> **What to do**
Copy only what lies from the line containing "Output the Python" through the line containing "import plotly.graph_objects as go" in the entries below, keeping both end lines exact and dropping every picture.

> **Data for processing**
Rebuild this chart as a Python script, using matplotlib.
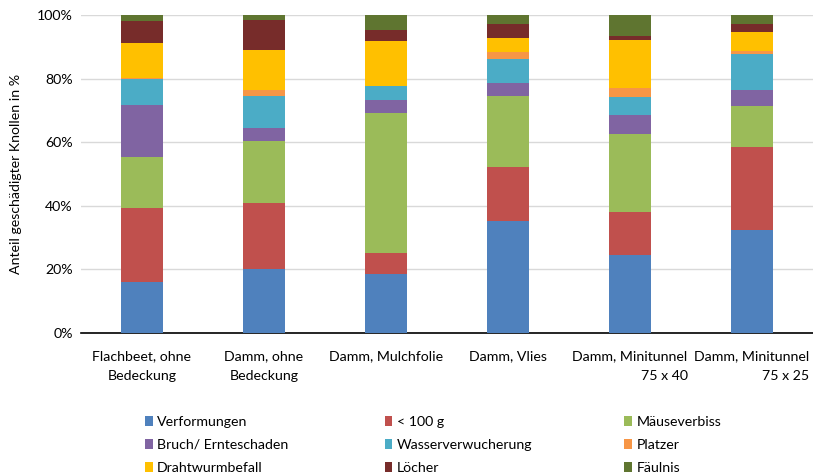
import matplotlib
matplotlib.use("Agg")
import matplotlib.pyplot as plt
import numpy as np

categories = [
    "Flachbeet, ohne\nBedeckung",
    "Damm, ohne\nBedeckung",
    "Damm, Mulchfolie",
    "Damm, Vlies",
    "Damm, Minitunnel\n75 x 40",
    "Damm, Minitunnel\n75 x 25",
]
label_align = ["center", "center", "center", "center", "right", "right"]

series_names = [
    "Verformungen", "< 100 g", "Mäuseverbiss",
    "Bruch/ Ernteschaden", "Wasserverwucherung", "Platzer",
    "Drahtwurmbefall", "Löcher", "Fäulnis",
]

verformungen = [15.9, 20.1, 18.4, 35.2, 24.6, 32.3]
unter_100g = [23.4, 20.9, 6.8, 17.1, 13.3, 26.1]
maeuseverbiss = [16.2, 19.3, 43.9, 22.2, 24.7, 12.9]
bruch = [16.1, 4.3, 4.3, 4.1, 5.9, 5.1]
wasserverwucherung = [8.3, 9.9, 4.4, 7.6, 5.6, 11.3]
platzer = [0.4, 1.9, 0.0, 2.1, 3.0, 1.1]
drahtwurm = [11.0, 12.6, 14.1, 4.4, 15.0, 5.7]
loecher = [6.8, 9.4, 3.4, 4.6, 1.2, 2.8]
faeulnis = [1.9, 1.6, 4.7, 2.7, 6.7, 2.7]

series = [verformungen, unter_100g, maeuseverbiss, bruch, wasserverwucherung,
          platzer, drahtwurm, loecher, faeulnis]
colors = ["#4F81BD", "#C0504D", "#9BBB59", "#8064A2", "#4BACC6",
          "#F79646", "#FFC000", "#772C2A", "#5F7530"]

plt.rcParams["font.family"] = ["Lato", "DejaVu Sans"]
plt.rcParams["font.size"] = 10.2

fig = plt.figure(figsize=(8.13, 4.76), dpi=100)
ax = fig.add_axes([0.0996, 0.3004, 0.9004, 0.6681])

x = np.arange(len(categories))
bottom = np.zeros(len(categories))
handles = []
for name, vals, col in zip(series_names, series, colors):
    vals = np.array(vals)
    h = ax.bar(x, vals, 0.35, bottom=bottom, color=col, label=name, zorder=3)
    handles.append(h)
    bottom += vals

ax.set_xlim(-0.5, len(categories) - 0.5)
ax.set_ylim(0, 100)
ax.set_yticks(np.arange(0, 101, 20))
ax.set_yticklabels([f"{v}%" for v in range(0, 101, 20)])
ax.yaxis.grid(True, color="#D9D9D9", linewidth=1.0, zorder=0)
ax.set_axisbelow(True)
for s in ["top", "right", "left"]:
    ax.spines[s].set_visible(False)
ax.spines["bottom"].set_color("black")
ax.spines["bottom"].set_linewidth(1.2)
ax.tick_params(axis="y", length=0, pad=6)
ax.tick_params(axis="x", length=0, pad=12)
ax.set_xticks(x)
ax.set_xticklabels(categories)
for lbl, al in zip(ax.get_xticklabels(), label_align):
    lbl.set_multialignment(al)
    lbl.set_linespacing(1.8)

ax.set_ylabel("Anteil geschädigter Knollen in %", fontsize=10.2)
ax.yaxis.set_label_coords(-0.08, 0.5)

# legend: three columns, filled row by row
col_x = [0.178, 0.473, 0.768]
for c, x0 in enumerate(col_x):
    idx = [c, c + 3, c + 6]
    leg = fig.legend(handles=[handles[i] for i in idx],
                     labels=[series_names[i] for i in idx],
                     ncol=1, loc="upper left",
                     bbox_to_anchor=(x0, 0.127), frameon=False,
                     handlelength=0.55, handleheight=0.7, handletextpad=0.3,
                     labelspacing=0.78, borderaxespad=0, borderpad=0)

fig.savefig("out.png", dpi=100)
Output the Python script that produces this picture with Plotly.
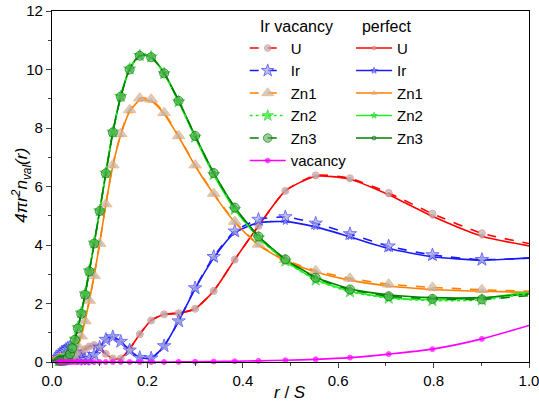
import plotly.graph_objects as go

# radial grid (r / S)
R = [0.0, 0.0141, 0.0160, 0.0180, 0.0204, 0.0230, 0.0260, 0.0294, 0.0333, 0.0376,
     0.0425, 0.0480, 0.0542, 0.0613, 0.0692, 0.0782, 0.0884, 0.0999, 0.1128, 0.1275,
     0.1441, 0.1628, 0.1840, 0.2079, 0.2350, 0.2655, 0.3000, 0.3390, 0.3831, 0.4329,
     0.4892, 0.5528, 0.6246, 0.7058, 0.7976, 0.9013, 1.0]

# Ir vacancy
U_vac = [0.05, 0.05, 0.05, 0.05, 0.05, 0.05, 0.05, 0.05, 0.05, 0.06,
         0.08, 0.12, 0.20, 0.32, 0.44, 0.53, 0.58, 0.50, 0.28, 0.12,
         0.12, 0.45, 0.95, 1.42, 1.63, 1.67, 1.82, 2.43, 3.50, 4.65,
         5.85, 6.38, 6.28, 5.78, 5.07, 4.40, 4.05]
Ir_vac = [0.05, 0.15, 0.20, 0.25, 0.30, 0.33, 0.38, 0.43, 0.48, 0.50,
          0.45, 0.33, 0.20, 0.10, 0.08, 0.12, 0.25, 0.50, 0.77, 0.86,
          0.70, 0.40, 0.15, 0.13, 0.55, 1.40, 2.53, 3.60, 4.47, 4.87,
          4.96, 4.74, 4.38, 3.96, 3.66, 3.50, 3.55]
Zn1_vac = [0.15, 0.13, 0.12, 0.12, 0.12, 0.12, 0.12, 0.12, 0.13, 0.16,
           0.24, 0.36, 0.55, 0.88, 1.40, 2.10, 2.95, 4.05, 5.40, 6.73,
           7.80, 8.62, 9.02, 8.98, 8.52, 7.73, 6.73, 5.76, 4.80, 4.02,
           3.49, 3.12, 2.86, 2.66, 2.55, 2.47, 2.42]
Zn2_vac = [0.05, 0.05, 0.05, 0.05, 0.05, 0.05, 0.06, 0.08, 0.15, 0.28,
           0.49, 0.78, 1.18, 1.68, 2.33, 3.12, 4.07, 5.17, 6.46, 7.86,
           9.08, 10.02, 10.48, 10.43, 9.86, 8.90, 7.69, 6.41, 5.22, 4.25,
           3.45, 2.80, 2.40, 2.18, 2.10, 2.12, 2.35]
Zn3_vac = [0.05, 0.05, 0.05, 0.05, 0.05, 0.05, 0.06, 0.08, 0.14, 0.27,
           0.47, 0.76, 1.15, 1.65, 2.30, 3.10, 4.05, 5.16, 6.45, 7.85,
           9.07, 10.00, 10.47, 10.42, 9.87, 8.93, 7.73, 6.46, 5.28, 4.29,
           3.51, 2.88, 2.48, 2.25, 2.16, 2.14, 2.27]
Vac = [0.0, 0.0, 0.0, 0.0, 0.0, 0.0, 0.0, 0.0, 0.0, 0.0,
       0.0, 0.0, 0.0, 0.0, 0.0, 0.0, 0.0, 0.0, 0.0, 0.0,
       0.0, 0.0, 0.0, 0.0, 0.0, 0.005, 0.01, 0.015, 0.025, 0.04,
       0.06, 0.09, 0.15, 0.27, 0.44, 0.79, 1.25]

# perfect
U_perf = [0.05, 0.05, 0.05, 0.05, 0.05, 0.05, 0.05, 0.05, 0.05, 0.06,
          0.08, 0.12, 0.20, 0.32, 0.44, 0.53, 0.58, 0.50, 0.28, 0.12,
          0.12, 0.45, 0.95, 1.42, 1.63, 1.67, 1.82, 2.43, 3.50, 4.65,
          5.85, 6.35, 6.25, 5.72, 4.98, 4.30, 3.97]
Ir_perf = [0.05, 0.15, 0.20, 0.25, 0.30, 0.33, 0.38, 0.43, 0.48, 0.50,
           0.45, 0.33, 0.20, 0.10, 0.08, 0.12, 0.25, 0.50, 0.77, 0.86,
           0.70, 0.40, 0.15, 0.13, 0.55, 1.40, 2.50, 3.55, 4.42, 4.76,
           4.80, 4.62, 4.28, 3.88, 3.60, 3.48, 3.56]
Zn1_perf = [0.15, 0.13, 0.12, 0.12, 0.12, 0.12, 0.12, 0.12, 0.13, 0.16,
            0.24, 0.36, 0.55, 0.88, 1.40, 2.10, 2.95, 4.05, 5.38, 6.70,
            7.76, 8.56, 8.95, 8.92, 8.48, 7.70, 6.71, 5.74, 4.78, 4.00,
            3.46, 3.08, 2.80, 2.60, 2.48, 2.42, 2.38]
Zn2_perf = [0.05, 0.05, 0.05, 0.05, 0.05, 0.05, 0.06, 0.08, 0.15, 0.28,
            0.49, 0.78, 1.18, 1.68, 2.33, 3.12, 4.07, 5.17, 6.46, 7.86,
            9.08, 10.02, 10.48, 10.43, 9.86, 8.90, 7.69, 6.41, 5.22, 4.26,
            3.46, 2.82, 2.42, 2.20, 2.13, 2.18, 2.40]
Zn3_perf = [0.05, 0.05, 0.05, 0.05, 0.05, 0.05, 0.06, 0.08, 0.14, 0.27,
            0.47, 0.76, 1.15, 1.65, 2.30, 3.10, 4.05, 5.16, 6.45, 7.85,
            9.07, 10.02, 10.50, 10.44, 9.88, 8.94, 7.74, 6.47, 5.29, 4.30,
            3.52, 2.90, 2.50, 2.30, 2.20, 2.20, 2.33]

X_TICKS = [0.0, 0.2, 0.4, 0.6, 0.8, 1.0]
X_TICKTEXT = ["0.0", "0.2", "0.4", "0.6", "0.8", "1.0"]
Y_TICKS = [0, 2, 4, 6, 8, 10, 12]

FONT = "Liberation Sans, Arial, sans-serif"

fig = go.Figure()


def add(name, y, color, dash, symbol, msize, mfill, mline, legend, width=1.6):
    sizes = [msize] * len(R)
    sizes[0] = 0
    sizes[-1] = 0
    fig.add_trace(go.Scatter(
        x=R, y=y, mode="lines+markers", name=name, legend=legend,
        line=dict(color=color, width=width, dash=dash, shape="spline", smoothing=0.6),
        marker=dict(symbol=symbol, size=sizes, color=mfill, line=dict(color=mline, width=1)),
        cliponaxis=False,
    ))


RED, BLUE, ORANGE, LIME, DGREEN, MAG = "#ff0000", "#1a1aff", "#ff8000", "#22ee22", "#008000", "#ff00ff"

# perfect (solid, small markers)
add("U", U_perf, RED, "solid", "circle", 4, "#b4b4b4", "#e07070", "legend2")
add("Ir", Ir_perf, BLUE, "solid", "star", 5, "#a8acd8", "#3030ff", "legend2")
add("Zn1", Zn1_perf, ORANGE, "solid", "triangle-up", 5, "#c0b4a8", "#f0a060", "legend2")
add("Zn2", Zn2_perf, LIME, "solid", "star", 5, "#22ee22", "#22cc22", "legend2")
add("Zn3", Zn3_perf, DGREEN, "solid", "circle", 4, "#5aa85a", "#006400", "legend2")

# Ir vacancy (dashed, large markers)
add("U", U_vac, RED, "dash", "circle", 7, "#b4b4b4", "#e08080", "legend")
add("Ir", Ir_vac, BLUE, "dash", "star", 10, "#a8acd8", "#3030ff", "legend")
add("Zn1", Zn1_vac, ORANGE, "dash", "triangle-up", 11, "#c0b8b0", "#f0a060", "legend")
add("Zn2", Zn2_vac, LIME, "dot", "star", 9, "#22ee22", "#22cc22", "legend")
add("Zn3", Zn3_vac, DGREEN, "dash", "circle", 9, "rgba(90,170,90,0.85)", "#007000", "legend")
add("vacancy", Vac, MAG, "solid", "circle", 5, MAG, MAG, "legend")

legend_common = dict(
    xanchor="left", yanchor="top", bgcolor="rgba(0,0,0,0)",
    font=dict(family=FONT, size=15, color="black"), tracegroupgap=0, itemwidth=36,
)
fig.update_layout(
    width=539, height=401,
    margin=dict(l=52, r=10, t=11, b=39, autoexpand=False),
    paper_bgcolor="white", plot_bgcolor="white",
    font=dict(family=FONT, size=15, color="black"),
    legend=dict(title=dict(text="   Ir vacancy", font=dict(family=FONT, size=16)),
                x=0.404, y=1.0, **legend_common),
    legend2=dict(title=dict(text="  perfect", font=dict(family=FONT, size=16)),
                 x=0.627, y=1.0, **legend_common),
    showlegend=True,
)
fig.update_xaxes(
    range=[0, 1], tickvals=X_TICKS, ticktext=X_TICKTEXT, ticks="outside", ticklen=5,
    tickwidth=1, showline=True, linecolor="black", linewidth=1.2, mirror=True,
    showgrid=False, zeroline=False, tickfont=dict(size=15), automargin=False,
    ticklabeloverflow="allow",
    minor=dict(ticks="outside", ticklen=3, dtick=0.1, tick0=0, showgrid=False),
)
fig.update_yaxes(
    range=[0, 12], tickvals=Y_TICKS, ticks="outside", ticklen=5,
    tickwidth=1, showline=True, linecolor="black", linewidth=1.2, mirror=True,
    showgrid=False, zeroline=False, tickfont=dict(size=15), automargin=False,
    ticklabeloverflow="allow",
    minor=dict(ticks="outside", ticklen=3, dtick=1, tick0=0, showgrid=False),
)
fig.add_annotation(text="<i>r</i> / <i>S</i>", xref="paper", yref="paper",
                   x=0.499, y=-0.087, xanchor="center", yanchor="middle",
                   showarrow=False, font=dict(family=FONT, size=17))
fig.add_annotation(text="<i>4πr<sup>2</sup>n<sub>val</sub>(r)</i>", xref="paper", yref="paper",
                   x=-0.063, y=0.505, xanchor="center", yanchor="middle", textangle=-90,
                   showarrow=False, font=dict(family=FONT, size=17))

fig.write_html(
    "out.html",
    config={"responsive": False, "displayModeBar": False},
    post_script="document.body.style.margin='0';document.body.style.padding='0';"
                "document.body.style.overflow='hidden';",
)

> **Result of the task**
Output the Python script that produces this picture with Plotly.
import plotly.graph_objects as go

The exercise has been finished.